### Aim of the exercise
Output every line of the material exactly, omitting images.

### Collected material

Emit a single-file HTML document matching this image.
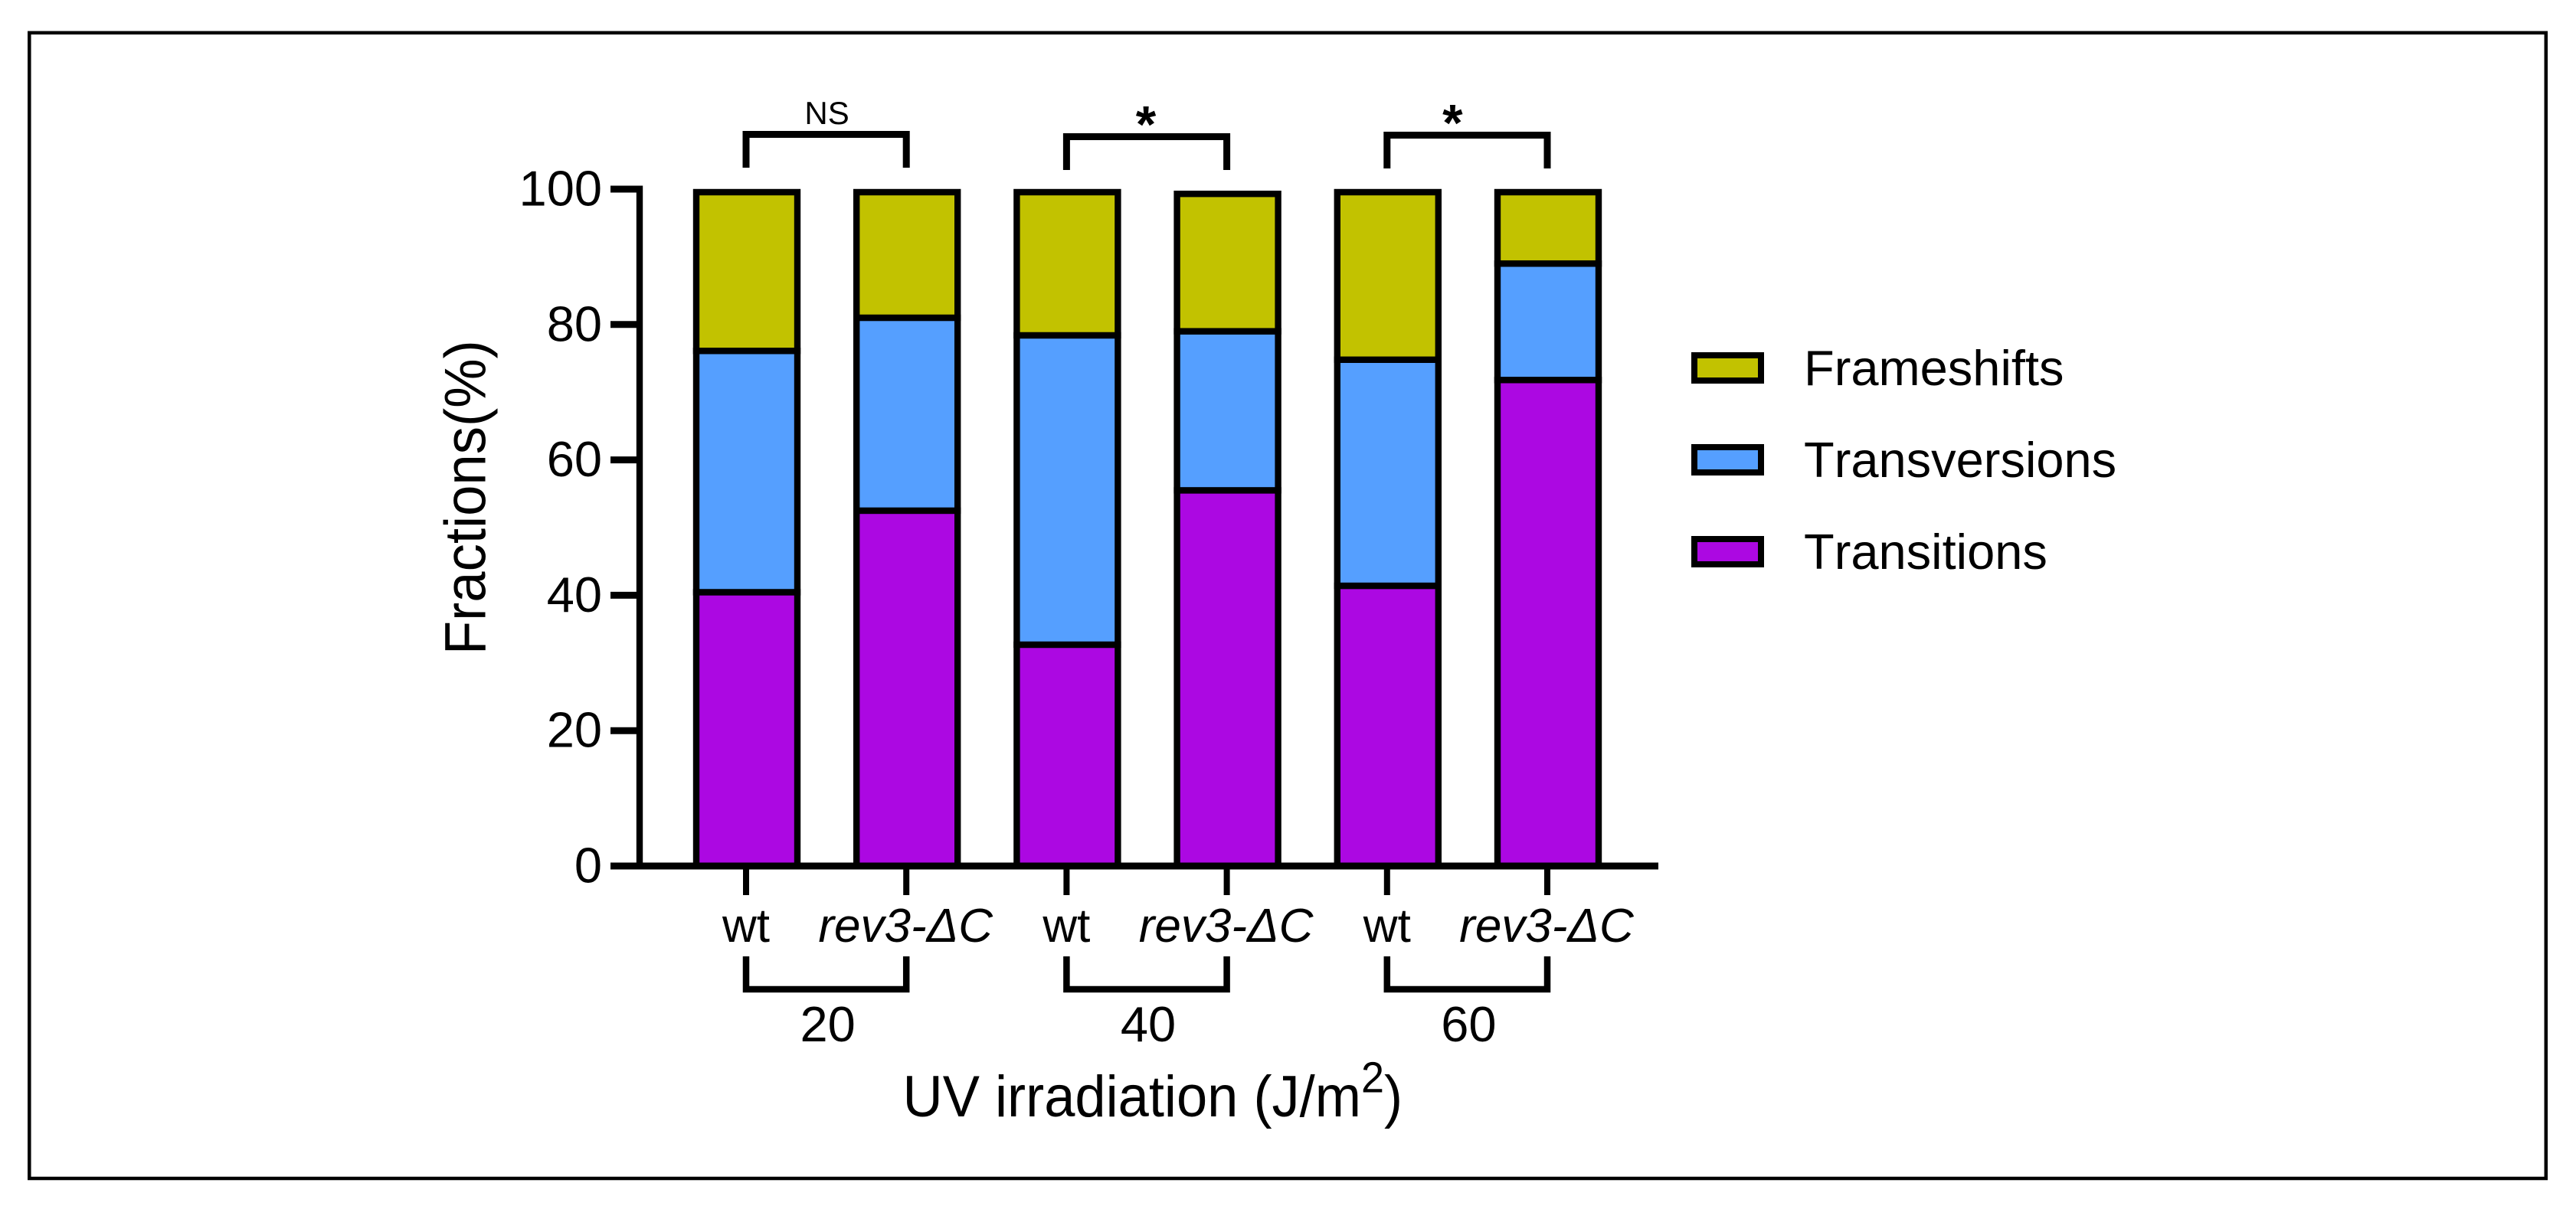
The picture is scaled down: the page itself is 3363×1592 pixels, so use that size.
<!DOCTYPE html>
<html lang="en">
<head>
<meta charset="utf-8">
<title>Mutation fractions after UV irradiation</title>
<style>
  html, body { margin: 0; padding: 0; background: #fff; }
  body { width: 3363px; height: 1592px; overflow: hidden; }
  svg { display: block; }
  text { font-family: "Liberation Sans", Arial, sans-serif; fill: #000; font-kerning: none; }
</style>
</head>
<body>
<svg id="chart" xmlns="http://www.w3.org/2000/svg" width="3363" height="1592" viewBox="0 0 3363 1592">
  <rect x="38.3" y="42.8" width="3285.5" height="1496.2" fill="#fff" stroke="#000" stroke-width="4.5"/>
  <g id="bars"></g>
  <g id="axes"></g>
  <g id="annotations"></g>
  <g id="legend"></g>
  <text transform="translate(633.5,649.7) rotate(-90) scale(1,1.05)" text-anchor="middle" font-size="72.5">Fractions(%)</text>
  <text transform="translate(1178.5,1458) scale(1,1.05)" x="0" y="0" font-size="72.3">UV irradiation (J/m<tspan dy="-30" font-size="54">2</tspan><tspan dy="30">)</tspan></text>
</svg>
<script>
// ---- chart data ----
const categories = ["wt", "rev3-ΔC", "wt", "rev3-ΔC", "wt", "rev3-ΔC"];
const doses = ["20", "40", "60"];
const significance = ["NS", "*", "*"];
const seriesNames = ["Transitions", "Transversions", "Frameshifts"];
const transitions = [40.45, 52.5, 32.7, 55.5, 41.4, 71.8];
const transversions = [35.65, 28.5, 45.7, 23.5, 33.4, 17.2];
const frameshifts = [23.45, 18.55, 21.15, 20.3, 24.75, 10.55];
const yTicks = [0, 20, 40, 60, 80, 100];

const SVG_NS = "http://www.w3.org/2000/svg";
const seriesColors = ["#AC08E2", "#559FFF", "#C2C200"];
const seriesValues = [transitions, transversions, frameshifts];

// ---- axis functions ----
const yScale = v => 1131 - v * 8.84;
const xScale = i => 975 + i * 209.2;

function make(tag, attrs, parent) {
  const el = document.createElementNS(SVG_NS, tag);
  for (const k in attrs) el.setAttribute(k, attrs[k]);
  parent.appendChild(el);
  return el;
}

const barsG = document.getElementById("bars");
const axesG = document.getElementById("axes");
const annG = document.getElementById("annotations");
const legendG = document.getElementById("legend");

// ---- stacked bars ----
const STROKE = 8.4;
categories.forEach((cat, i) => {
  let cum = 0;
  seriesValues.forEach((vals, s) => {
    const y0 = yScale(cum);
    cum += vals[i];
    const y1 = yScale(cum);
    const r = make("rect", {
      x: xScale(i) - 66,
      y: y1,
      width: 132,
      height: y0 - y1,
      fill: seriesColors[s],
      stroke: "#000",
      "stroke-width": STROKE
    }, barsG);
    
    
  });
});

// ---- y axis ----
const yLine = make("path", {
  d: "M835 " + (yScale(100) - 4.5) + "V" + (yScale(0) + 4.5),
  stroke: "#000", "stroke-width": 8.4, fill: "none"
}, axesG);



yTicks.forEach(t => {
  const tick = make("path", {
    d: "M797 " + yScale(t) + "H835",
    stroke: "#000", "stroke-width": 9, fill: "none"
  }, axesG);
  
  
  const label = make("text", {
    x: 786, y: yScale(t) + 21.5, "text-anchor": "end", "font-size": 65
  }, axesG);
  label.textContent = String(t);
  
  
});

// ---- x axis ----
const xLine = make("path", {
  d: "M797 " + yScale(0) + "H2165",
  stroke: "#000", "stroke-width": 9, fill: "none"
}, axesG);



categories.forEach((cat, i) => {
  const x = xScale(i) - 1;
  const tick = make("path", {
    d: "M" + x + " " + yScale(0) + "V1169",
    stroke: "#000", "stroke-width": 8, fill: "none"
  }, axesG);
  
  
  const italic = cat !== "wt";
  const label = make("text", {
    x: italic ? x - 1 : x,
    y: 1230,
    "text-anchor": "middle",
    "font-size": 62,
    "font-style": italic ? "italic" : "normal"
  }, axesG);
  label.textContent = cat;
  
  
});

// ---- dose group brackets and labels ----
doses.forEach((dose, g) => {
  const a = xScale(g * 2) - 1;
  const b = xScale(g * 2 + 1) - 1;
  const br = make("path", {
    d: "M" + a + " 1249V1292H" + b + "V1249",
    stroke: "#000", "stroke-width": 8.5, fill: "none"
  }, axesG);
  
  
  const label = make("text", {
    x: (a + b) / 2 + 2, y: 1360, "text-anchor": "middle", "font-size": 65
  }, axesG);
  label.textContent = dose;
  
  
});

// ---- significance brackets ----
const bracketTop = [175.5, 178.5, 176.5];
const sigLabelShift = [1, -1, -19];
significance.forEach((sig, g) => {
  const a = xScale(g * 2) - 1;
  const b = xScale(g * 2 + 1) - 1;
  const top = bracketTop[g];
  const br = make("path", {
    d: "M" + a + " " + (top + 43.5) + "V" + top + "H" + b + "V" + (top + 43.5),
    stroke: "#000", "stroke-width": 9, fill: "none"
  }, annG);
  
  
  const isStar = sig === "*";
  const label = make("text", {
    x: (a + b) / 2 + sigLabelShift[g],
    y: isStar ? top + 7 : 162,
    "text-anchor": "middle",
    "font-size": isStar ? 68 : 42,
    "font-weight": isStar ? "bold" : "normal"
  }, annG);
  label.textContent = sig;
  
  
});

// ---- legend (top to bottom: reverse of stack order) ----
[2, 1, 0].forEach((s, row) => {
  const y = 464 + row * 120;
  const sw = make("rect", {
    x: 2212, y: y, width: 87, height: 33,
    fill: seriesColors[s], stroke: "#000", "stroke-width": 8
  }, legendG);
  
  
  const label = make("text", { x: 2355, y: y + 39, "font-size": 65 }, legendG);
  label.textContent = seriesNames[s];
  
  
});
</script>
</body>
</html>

### Expected answer
Emit a single-file HTML document matching this image.
The picture is scaled down: the page itself is 3363×1592 pixels, so use that size.
<!DOCTYPE html>
<html lang="en">
<head>
<meta charset="utf-8">
<title>Mutation fractions after UV irradiation</title>
<style>
  html, body { margin: 0; padding: 0; background: #fff; }
  body { width: 3363px; height: 1592px; overflow: hidden; }
  svg { display: block; }
  text { font-family: "Liberation Sans", Arial, sans-serif; fill: #000; font-kerning: none; }
</style>
</head>
<body>
<svg id="chart" xmlns="http://www.w3.org/2000/svg" width="3363" height="1592" viewBox="0 0 3363 1592">
  <rect x="38.3" y="42.8" width="3285.5" height="1496.2" fill="#fff" stroke="#000" stroke-width="4.5"/>
  <g id="bars"></g>
  <g id="axes"></g>
  <g id="annotations"></g>
  <g id="legend"></g>
  <text transform="translate(633.5,649.7) rotate(-90) scale(1,1.05)" text-anchor="middle" font-size="72.5">Fractions(%)</text>
  <text transform="translate(1178.5,1458) scale(1,1.05)" x="0" y="0" font-size="72.3">UV irradiation (J/m<tspan dy="-30" font-size="54">2</tspan><tspan dy="30">)</tspan></text>
</svg>
<script>
// ---- chart data ----
const categories = ["wt", "rev3-ΔC", "wt", "rev3-ΔC", "wt", "rev3-ΔC"];
const doses = ["20", "40", "60"];
const significance = ["NS", "*", "*"];
const seriesNames = ["Transitions", "Transversions", "Frameshifts"];
const transitions = [40.45, 52.5, 32.7, 55.5, 41.4, 71.8];
const transversions = [35.65, 28.5, 45.7, 23.5, 33.4, 17.2];
const frameshifts = [23.45, 18.55, 21.15, 20.3, 24.75, 10.55];
const yTicks = [0, 20, 40, 60, 80, 100];

const SVG_NS = "http://www.w3.org/2000/svg";
const seriesColors = ["#AC08E2", "#559FFF", "#C2C200"];
const seriesValues = [transitions, transversions, frameshifts];

// ---- axis functions ----
const yScale = v => 1131 - v * 8.84;
const xScale = i => 975 + i * 209.2;

function make(tag, attrs, parent) {
  const el = document.createElementNS(SVG_NS, tag);
  for (const k in attrs) el.setAttribute(k, attrs[k]);
  parent.appendChild(el);
  return el;
}

const barsG = document.getElementById("bars");
const axesG = document.getElementById("axes");
const annG = document.getElementById("annotations");
const legendG = document.getElementById("legend");

// ---- stacked bars ----
const STROKE = 8.4;
categories.forEach((cat, i) => {
  let cum = 0;
  seriesValues.forEach((vals, s) => {
    const y0 = yScale(cum);
    cum += vals[i];
    const y1 = yScale(cum);
    const r = make("rect", {
      x: xScale(i) - 66,
      y: y1,
      width: 132,
      height: y0 - y1,
      fill: seriesColors[s],
      stroke: "#000",
      "stroke-width": STROKE
    }, barsG);
    
    
  });
});

// ---- y axis ----
const yLine = make("path", {
  d: "M835 " + (yScale(100) - 4.5) + "V" + (yScale(0) + 4.5),
  stroke: "#000", "stroke-width": 8.4, fill: "none"
}, axesG);



yTicks.forEach(t => {
  const tick = make("path", {
    d: "M797 " + yScale(t) + "H835",
    stroke: "#000", "stroke-width": 9, fill: "none"
  }, axesG);
  
  
  const label = make("text", {
    x: 786, y: yScale(t) + 21.5, "text-anchor": "end", "font-size": 65
  }, axesG);
  label.textContent = String(t);
  
  
});

// ---- x axis ----
const xLine = make("path", {
  d: "M797 " + yScale(0) + "H2165",
  stroke: "#000", "stroke-width": 9, fill: "none"
}, axesG);



categories.forEach((cat, i) => {
  const x = xScale(i) - 1;
  const tick = make("path", {
    d: "M" + x + " " + yScale(0) + "V1169",
    stroke: "#000", "stroke-width": 8, fill: "none"
  }, axesG);
  
  
  const italic = cat !== "wt";
  const label = make("text", {
    x: italic ? x - 1 : x,
    y: 1230,
    "text-anchor": "middle",
    "font-size": 62,
    "font-style": italic ? "italic" : "normal"
  }, axesG);
  label.textContent = cat;
  
  
});

// ---- dose group brackets and labels ----
doses.forEach((dose, g) => {
  const a = xScale(g * 2) - 1;
  const b = xScale(g * 2 + 1) - 1;
  const br = make("path", {
    d: "M" + a + " 1249V1292H" + b + "V1249",
    stroke: "#000", "stroke-width": 8.5, fill: "none"
  }, axesG);
  
  
  const label = make("text", {
    x: (a + b) / 2 + 2, y: 1360, "text-anchor": "middle", "font-size": 65
  }, axesG);
  label.textContent = dose;
  
  
});

// ---- significance brackets ----
const bracketTop = [175.5, 178.5, 176.5];
const sigLabelShift = [1, -1, -19];
significance.forEach((sig, g) => {
  const a = xScale(g * 2) - 1;
  const b = xScale(g * 2 + 1) - 1;
  const top = bracketTop[g];
  const br = make("path", {
    d: "M" + a + " " + (top + 43.5) + "V" + top + "H" + b + "V" + (top + 43.5),
    stroke: "#000", "stroke-width": 9, fill: "none"
  }, annG);
  
  
  const isStar = sig === "*";
  const label = make("text", {
    x: (a + b) / 2 + sigLabelShift[g],
    y: isStar ? top + 7 : 162,
    "text-anchor": "middle",
    "font-size": isStar ? 68 : 42,
    "font-weight": isStar ? "bold" : "normal"
  }, annG);
  label.textContent = sig;
  
  
});

// ---- legend (top to bottom: reverse of stack order) ----
[2, 1, 0].forEach((s, row) => {
  const y = 464 + row * 120;
  const sw = make("rect", {
    x: 2212, y: y, width: 87, height: 33,
    fill: seriesColors[s], stroke: "#000", "stroke-width": 8
  }, legendG);
  
  
  const label = make("text", { x: 2355, y: y + 39, "font-size": 65 }, legendG);
  label.textContent = seriesNames[s];
  
  
});
</script>
</body>
</html>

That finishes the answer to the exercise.